**Short problem:** Copy exactly the lines that run from the top of the listing to the line containing "Mono, DejaVu Sans", both ends included, and omit the pictures.

-- start of Source material --

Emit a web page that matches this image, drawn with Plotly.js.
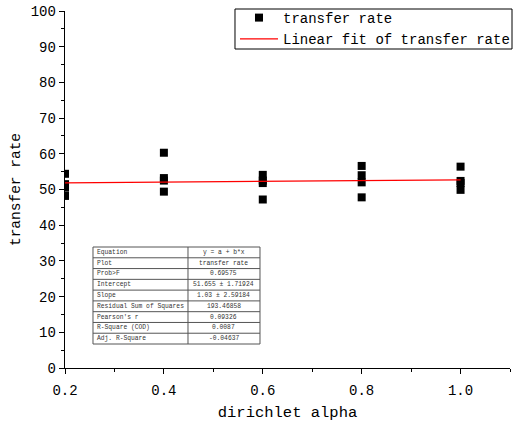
<!DOCTYPE html>
<html>
<head>
<meta charset="utf-8">
<script src="https://cdn.plot.ly/plotly-3.0.1.min.js"></script>
<style>html,body{margin:0;padding:0;background:#fff;}#chart{width:513px;height:425px;}</style>
</head>
<body>
<div id="chart"></div>
<script>
// Data
const alphaX = [0.2,0.2,0.2,0.2, 0.4,0.4,0.4,0.4, 0.6,0.6,0.6,0.6, 0.8,0.8,0.8,0.8, 1.0,1.0,1.0,1.0];
const transferRate = [54.4,51.5,50.5,48.2, 60.3,53.2,52.5,49.4, 54.1,52.5,51.8,47.2, 56.6,54.0,52.0,47.8, 56.4,52.4,51.8,49.9];
const fitIntercept = 51.655;
const fitSlope = 1.03;
const fitX = [0.2, 1.0];
const tableLabels = ["Equation","Plot","Prob>F","Intercept","Slope","Residual Sum of Squares","Pearson's r","R-Square (COD)","Adj. R-Square"];
const tableValues = ["y = a + b*x","transfer rate","0.69575","51.655 \u00b1 1.71924","1.03 \u00b1 2.59184","193.46858","0.09326","0.0087","-0.04637"];
const xTickVals = [0.2,0.4,0.6,0.8,1.0];
const xTickText = ["0.2","0.4","0.6","0.8","1.0"];

const fitY = fitX.map(x => fitIntercept + fitSlope * x);
const mono = "Liberation Mono, DejaVu Sans Mono, monospace";

// inset table layout (paper coordinates)
const tX0 = 0.0629, tXm = 0.2764, tX1 = 0.4382, tTop = 0.3389, tBot = 0.0672;
const rowH = (tTop - tBot) / tableLabels.length;
const tLine = {color: '#555', width: 1};
const shapes = [
  {type: 'rect', xref: 'paper', yref: 'paper', x0: tX0, x1: tX1, y0: tBot, y1: tTop, line: tLine, fillcolor: '#fff', layer: 'above'},
  {type: 'line', xref: 'paper', yref: 'paper', x0: tXm, x1: tXm, y0: tBot, y1: tTop, line: tLine, layer: 'above'},
  // legend frame
  {type: 'rect', xref: 'paper', yref: 'paper', x0: 0.382, x1: 1.0045, y0: 1 - (49 - 11) / 357, y1: 1 + 2 / 357, line: {color: '#000', width: 1}, layer: 'above'}
];
const annotations = [];
tableLabels.forEach((lab, i) => {
  const yc = tTop - rowH * (i + 0.5);
  if (i > 0) {
    shapes.push({type: 'line', xref: 'paper', yref: 'paper', x0: tX0, x1: tX1, y0: tTop - rowH * i, y1: tTop - rowH * i, line: tLine, layer: 'above'});
  }
  annotations.push({xref: 'paper', yref: 'paper', x: tX0 + 0.004, y: yc, xanchor: 'left', yanchor: 'middle', text: lab, showarrow: false, font: {family: mono, size: 6.3, color: '#333'}});
  annotations.push({xref: 'paper', yref: 'paper', x: (tXm + tX1) / 2, y: yc, xanchor: 'center', yanchor: 'middle', text: tableValues[i], showarrow: false, font: {family: mono, size: 6.3, color: '#333'}});
});

const traces = [
  {
    type: 'scatter', mode: 'markers', name: 'transfer rate',
    x: alphaX, y: transferRate,
    marker: {symbol: 'square', size: 8, color: '#000'}
  },
  {
    type: 'scatter', mode: 'lines', name: 'Linear fit of transfer rate',
    x: fitX, y: fitY,
    line: {color: '#ff0000', width: 1.2}
  }
];

const layout = {
  width: 513, height: 425,
  margin: {l: 65, r: 3, t: 11, b: 57, autoexpand: false},
  paper_bgcolor: '#fff', plot_bgcolor: '#fff',
  font: {family: mono, color: '#000'},
  showlegend: true,
  legend: {
    x: 0.382, xanchor: 'left', y: 1 + 9 / 357, yanchor: 'top',
    borderwidth: 0, bgcolor: 'rgba(0,0,0,0)',
    font: {family: mono, size: 14, color: '#000'},
    itemwidth: 38
  },
  shapes: shapes,
  annotations: annotations,
  xaxis: {
    range: [0.2, 1.1],
    tickmode: 'array', tickvals: xTickVals, ticktext: xTickText,
    ticks: 'outside', ticklen: 5, tickwidth: 1, tickcolor: '#000',
    ticklabelstandoff: 4,
    minor: {dtick: 0.1, tick0: 0.1, ticks: 'outside', ticklen: 3, tickcolor: '#000'},
    showline: true, linecolor: '#000', linewidth: 1.3,
    showgrid: false, zeroline: false,
    tickfont: {family: mono, size: 14, color: '#000'},
    title: {text: 'dirichlet alpha', font: {family: mono, size: 15.5, color: '#000'}, standoff: 8}
  },
  yaxis: {
    range: [0, 100],
    dtick: 10, tick0: 0,
    ticks: 'outside', ticklen: 5, tickwidth: 1, tickcolor: '#000',
    minor: {dtick: 5, ticks: 'outside', ticklen: 3, tickcolor: '#000'},
    showline: true, linecolor: '#000', linewidth: 1.3,
    showgrid: false, zeroline: false,
    tickfont: {family: mono, size: 14, color: '#000'},
    title: {text: 'transfer rate', font: {family: mono, size: 14.5, color: '#000'}, standoff: 6}
  }
};

Plotly.newPlot('chart', traces, layout, {displayModeBar: false, staticPlot: true});
</script>
</body>
</html>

-- end of Source material --

**Full response:**
Emit a web page that matches this image, drawn with Plotly.js.
<!DOCTYPE html>
<html>
<head>
<meta charset="utf-8">
<script src="https://cdn.plot.ly/plotly-3.0.1.min.js"></script>
<style>html,body{margin:0;padding:0;background:#fff;}#chart{width:513px;height:425px;}</style>
</head>
<body>
<div id="chart"></div>
<script>
// Data
const alphaX = [0.2,0.2,0.2,0.2, 0.4,0.4,0.4,0.4, 0.6,0.6,0.6,0.6, 0.8,0.8,0.8,0.8, 1.0,1.0,1.0,1.0];
const transferRate = [54.4,51.5,50.5,48.2, 60.3,53.2,52.5,49.4, 54.1,52.5,51.8,47.2, 56.6,54.0,52.0,47.8, 56.4,52.4,51.8,49.9];
const fitIntercept = 51.655;
const fitSlope = 1.03;
const fitX = [0.2, 1.0];
const tableLabels = ["Equation","Plot","Prob>F","Intercept","Slope","Residual Sum of Squares","Pearson's r","R-Square (COD)","Adj. R-Square"];
const tableValues = ["y = a + b*x","transfer rate","0.69575","51.655 \u00b1 1.71924","1.03 \u00b1 2.59184","193.46858","0.09326","0.0087","-0.04637"];
const xTickVals = [0.2,0.4,0.6,0.8,1.0];
const xTickText = ["0.2","0.4","0.6","0.8","1.0"];

const fitY = fitX.map(x => fitIntercept + fitSlope * x);
const mono = "Liberation Mono, DejaVu Sans Mono, monospace";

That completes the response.